España dejó de pensar como nación cuando culminó la Reconquista con la destrucción del poder intelectual de Al Andalus. Después tropezó con un imperio que no buscaba, en el curso de un viaje ideado por un corazón mediterráneo que andaba entre el sueño italiano de la seda y el afán de la canela. A partir de aquel momento España se dedicó a una introversión teológica, verdaderamente notable, con frailes que debatían la existencia del corazón en los indios mientras ingleses y holandeses comercializaban el asunto y los emperadores extranjeros asentados ya en Madrid solicitaban subsidios peninsulares para sus campañas y ambiciones europeas. España fue desangrada «ad maioren Dei gloriam» en los altares de una iglesia enredadamente regalista con reyes inquisidores. España se estrelló contra el siglo XVIII, no entendió la Europa del XIX y de bote en bote por ensueños republicanos fue fabricando golpistas hasta dar al fin con la Transición ¿Pero transición a qué? Todo esto nos emperezó el pensar y nos reunió bajo al retrato inmóvil de lo español ya pensado: «España y yo somos así, Señora».

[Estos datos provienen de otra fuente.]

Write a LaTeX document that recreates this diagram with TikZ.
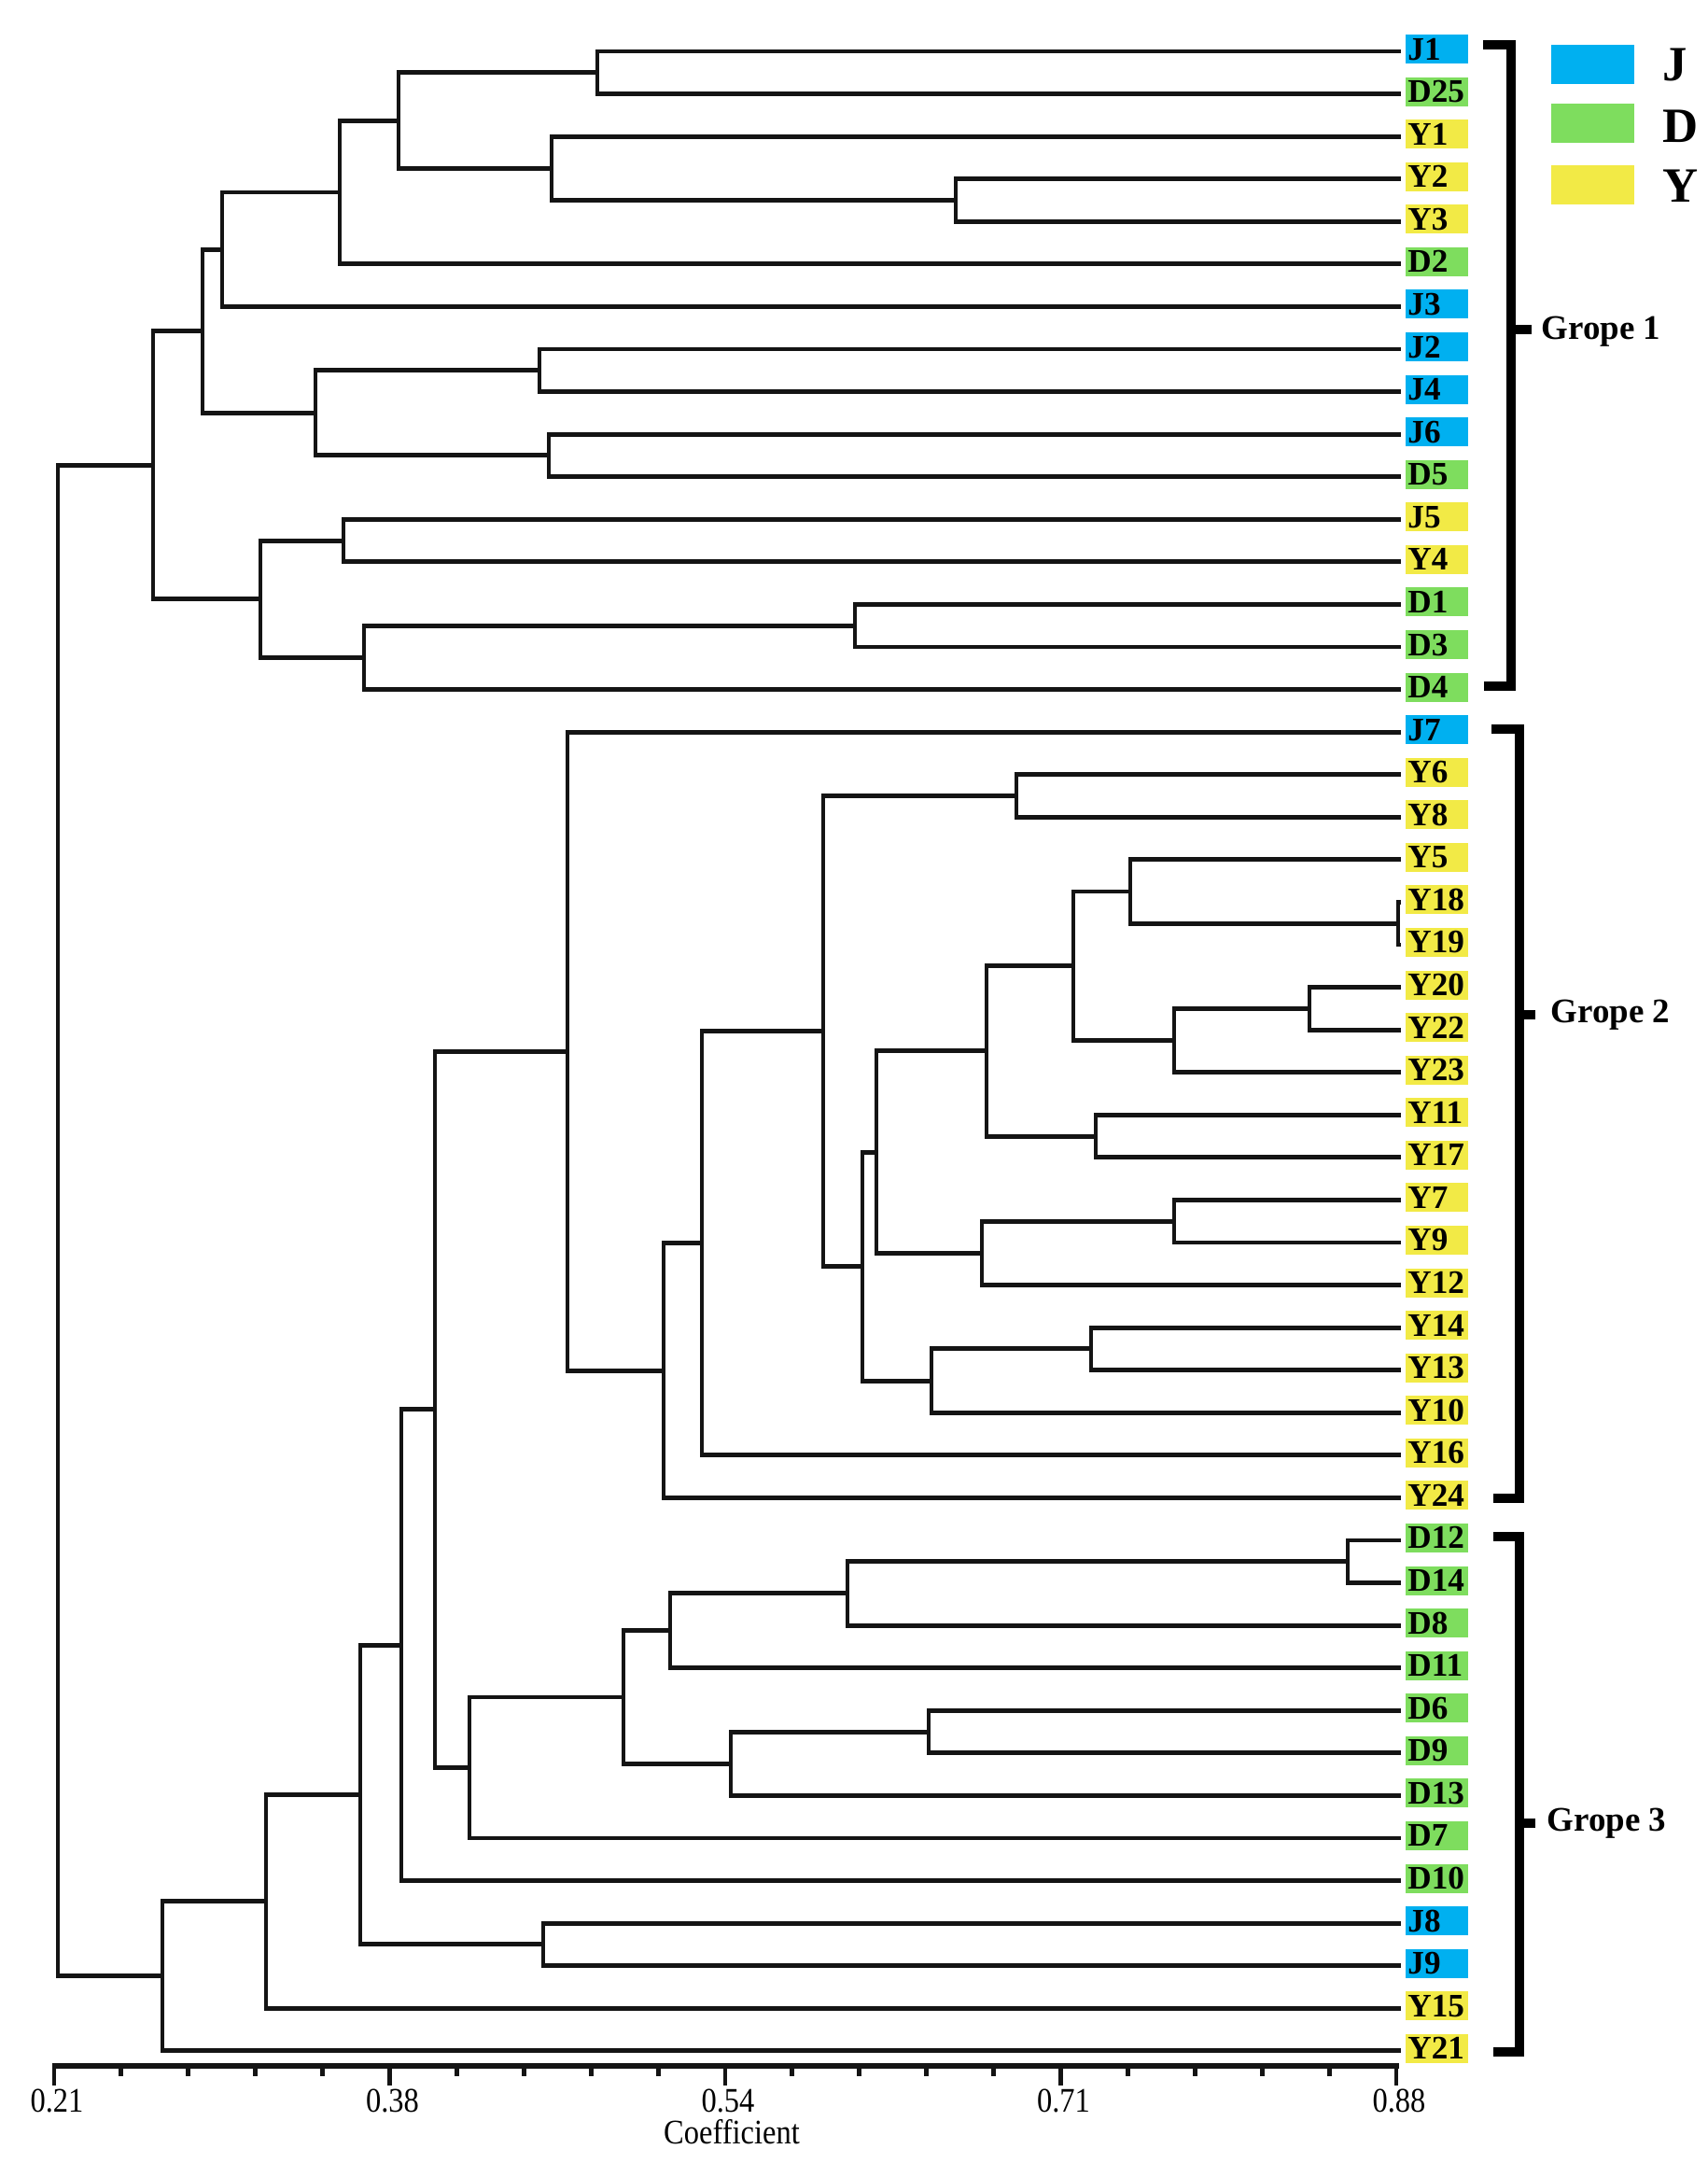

Nunca creí que Europa nos sacara de nuestra situación. Europa no es tierra para inventar ciudadanías. Le pasa lo contrario de lo que sucede a España: piensa, pero no tiene retrato. Europa Unida es una simple caricatura de algo inexistente; un Hansa de comerciantes que contrata eslavos pobres para el mercado y jueces privilegiados para revestir de excelsitud el negocio del «pensamiento libre» y la «justicia universal». Europa siempre fue un sueño intelectual de ilustres racionalistas franceses, de curiosos renacentistas italianos, de contables utilitaristas ingleses y de ingenuos humanistas nórdicos. Europa es, simplemente eso: un casino de entrada vigilada en donde los ricos juegan con las cartas marcadas con efigies deslumbrantes.

Quizá todo esto que escribo hoy viaje en la mochila gastada de un escaso aventurero que todo lo aprendió en los libros. Quizá. Un europeo viejo de la Europa en que Cervantes buscó a Erasmo, Spinoza a Galileo, Lutero abrió otra ventana en el convento, Kant dio con la razón pura, Picasso inventó una nueva e incitante oftalmología y Danton quitó el sujetador a Mariana. En fin, un europeo que espera acodado en la curiosidad la nueva civilización que vuelva a descubrir los pequeños espacios dotados de grandes ventanales. Un europeo que no podrá saltar sobre su calendario, pero que ahora lo pasa en grande dándole vueltas a lo que piensan muchos de espalda al Pensamiento inerte colgado de la pared.